Saturday, November 8, 2014

Home Extension Clubs of Lawrence County



Ida Marie Snorteland and five friends presented the history of the Home Extension Club to over 85 people in the Spearfish Area Historical Society on Oct 7, 2014 at the Spearfish Senior Citizens Center. 
The Home Extension Clubs were a large part of women's lives in Lawrence County beginning in 1914 when the US Government passed the Smith-Lever Act connected through the land grant universities to give each state $10,000 to start up Home Extension Clubs.   Back in the day, women would come by foot, wagon or horseback to join the clubs.   They always wore hats.
The clubs were instructional and social.   The instructional part was done by train-the-trainer methods (before that term was used).  Workshops included such things as making hats, using spices, Chinese cooking, and deboning a turkey.  Events included a wide variety; some examples were one act play contests, fundraising at $2 a plate for the Children's Hospital in Hot Springs, and readings.  The social part extended to families as annual family picnics and holiday programs were highly attended.
Many Home Extension Clubs were formed in Lawrence County in it peak years in the 30's and 40's.   Over the years, the Lawrence County Extension Clubs sponsored the sound system in the Pavilion, the Entrance to Spearfish Park and one of the picnic shelters in the park.
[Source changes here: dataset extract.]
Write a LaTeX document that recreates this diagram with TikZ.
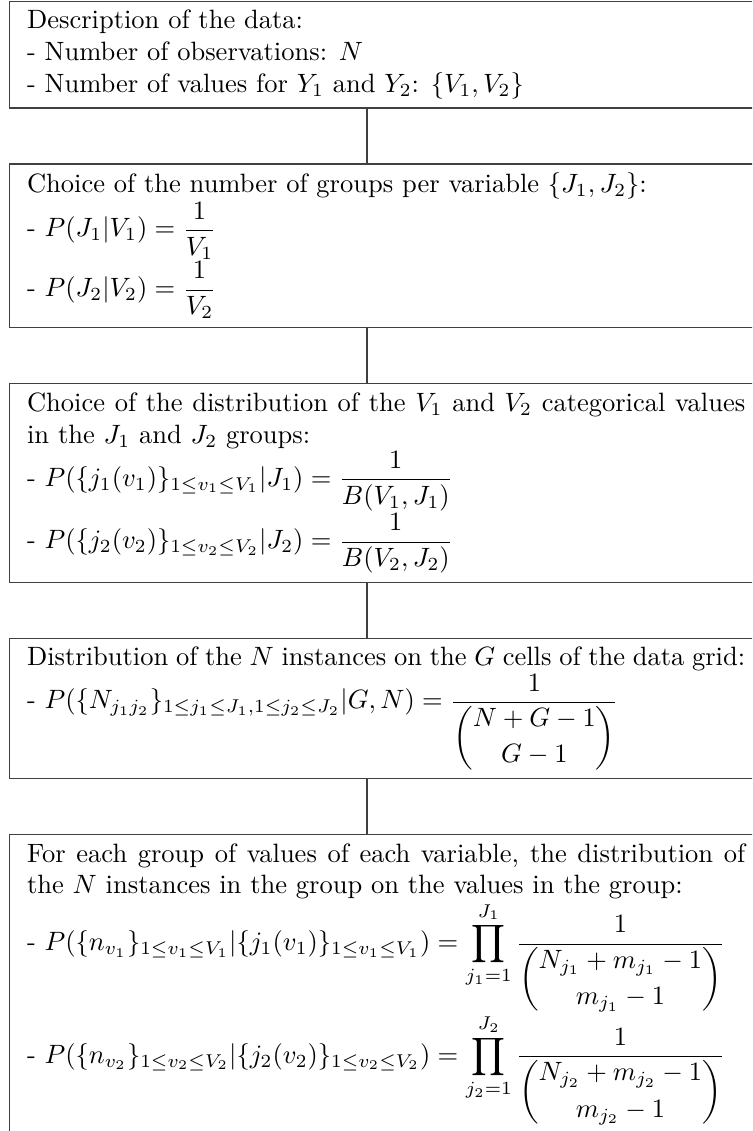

Ruby Green Smith from Ithaca, NY, is best known as the author of the Home Bureau Creed, 500,000 copies of which were published and distributed nationwide. The creed reads as follows:
To maintain the highest ideals of home life; to count children the most important of crops; to so mother them that their bodies may be sound, their minds clear, their spirits happy, and their characters generous:
To place service above comfort; to let loyalty to high purpose silence discordant notes; to let neighborliness supplant hatreds; to be discouraged never:                       To lose self in generous enthusiasms; to extend to the less fortunate a helping hand; to believe one's community may become the best of communities; and to cooperate with others for the common ends of a more abundant home and community life.